One is intended to more easily facilitate the dismissal of an MK for violating Article 7a of the ‘Basic Law: The Knesset’, whose prohibitions include opposing the Jewish character of the state.
The second would require MKs to swear allegiance to Israel as a “Jewish, Zionist and democratic state, to its values and symbols”.
Meanwhile, Eli Yishai, the interior minister, has declared his support for a proposed bill that would mean stripping citizenship from anyone deemed to have taken actions that help a “state or terror organisation against the state of Israel”.
Post-flotilla, Yishai also announced that he approached Israel’s attorney general regarding removing Zoubi’s parliamentary immunity, in order to then revoke her citizenship.
Other Palestinian leaders continue to be targeted. The four Palestinian citizens (aside from Zoubi) who participated in the flotilla – including Sheikh Raed Salah, the leader of the northern branch of the Islamic Movement – were detained and then subjected to house arrest.

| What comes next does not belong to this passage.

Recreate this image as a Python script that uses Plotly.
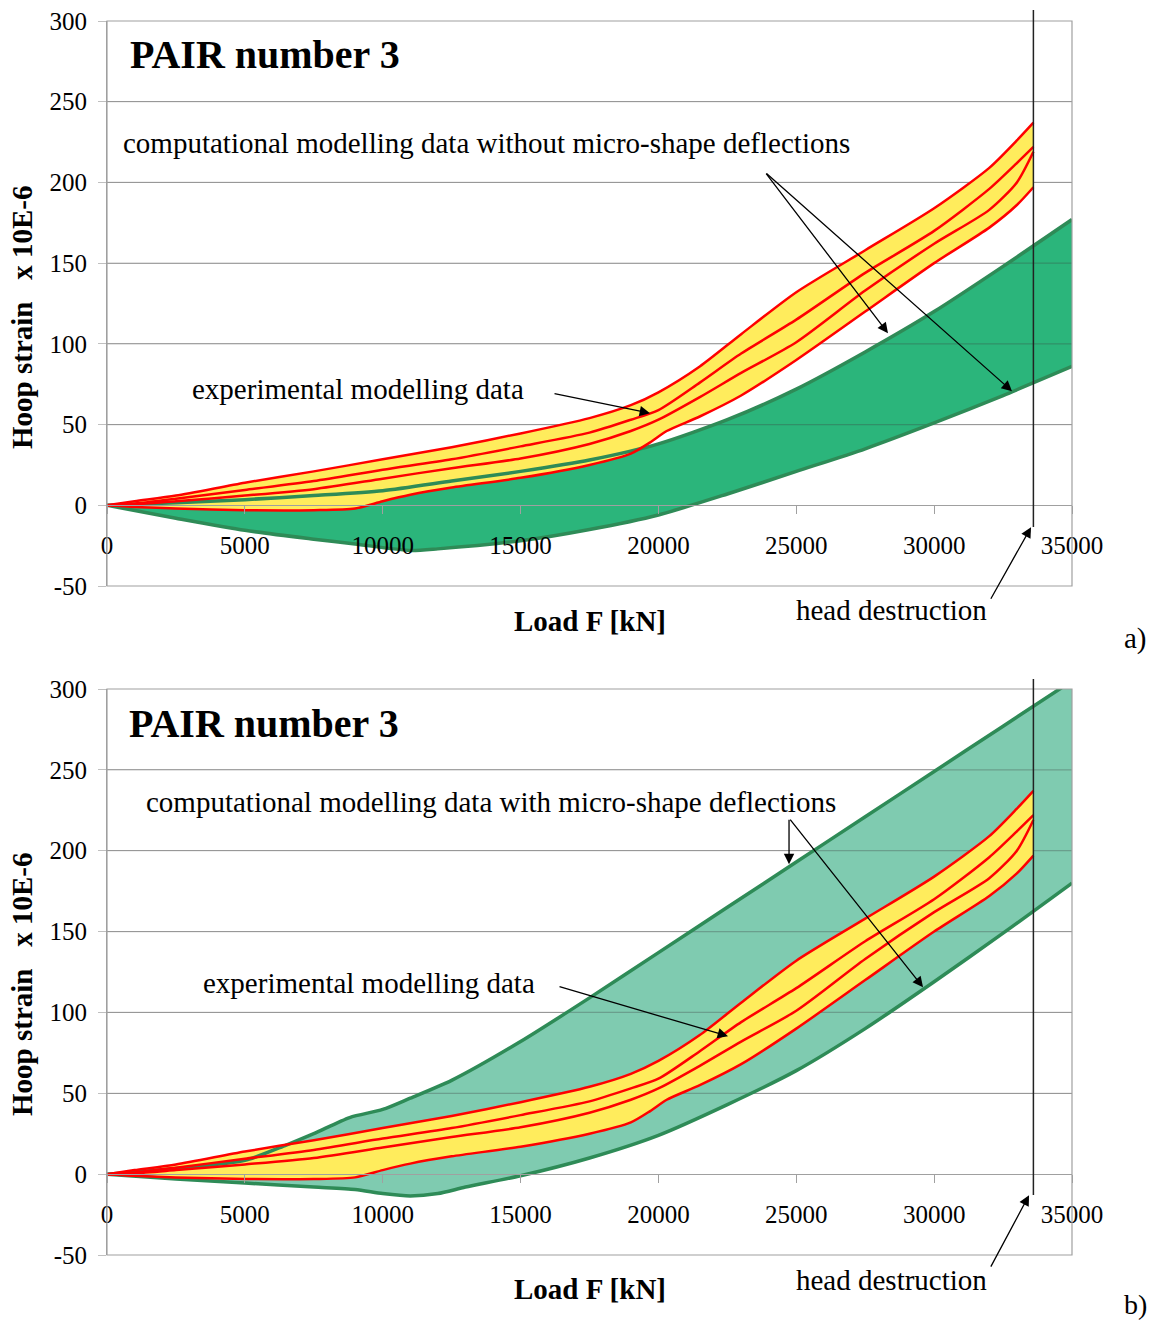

Their detention was condemned as “illegal” and based on “political considerations” by Adalah, a legal centre for Arab minority rights in Israel.
Incitement against the Palestinian minority is an increasingly mainstream phenomenon. As finance minister in 2003, Binyamin Netanyahu, the current Israeli prime minister, described Palestinian citizens as a “demographic problem”.
Avigdor Lieberman, Israel’s foreign minister, used campaign slogans like “only Lieberman understands Arabic” and in 2006 advocated the execution of Arab MKs who “collaborated” with the “enemy”.
As a recent Haaretz editorial put it, this trend “is surfacing in most of the parties in the knesset, with the enthusiastic encouragement of most ministers”.
A new identity
Hillel Cohen noted in his book Good Arabs that historically the Israeli state has tried to “change the consciousness” of the Palestinian minority with the aim of creating a “new Israeli Arab identity”.
It is the failure of this effort – as evidenced by an assertion of Palestinian identity, solidarity with Palestinians in the Occupied Territories and increasing links to the global solidarity movement – that has provoked the anger of the political and security establishment.
Israeli historian Ilan Pappe describes the current attack as “a link in a long chain that goes back to the foundation of the state of Israel” and a result of “the consensual Zionist mindset” which “could never accept Palestinians as equal citizens”.
As Zoubi remarked to The Guardian newspaper, this “is not something that started yesterday” but it has got “harder and harsher”.
This assessment is shared by Makhoul’s wife Janan.
“They are afraid of us, of our identity, and how the youth are proud to be Palestinian. I think we are entering a tough period and the people will pay the price.”